In response to complaints about the sweetheart housing relocation deals it offered to some executives, Microsoft is changing its policy — a little.
Complaints arose after Microsoft disclosed in a September proxy that it took a bath on real estate deals made to recruit Business Division President Stephen Elop. Relocating him to Redmond cost $4.1 million in part because Microsoft covered the loss Elop took when he sold his California home.
Microsoft also helped Chief Financial Officer Chris Liddell and Chief Operating Officer Kevin Turner when their homes didn’t sell as quickly as expected. The company bought them at prices set by appraisers, then sold them at a loss.
This might not be an issue at a company that prints money, but lately Microsoft has cut jobs and suspended construction on its own real estate in Redmond.
In response to grumbling and catcalls, the company altered the benefit for execs, but didn’t eliminate it.

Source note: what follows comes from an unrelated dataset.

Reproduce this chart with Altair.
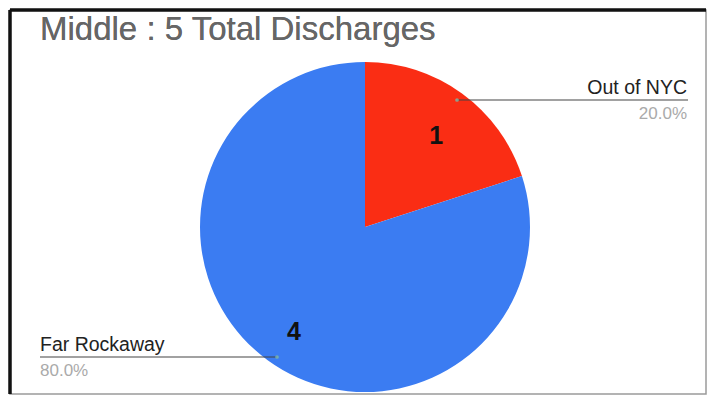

Microsoft added a clause saying it will recover these real estate losses if an executive quits within two years of joining the company. That’s up from the previous one-year binder.
Here’s how J. Ritchie, vice president of compensation and benefits, explained it on the Microsoft on the Issues blog today:
We’ve also received constructive input on areas that certain stakeholders feel we could improve upon. One topic that arose this year is the relocation benefits we offered to several executive officers who moved their homes and families after accepting a job with Microsoft. In a few instances in recent years the company agreed to accept some risk on the re-sale of an executive officer’s former home, but the collapse of the housing market led to unanticipated costs for Microsoft.
While we believe these agreements were fundamentally fair to both Microsoft and the executives when they were made, in response to the feedback we’ve received we are changing our policy so that if an executive officer voluntarily leaves Microsoft within two years of joining the company, we can recover amounts paid for relocation assistance. There may be circumstances where we have a longer recovery period. Our previous policy was to require reimbursement of relocation assistance only if the executive left Microsoft within one year.
Did the company go far enough to ward off the pitchforks?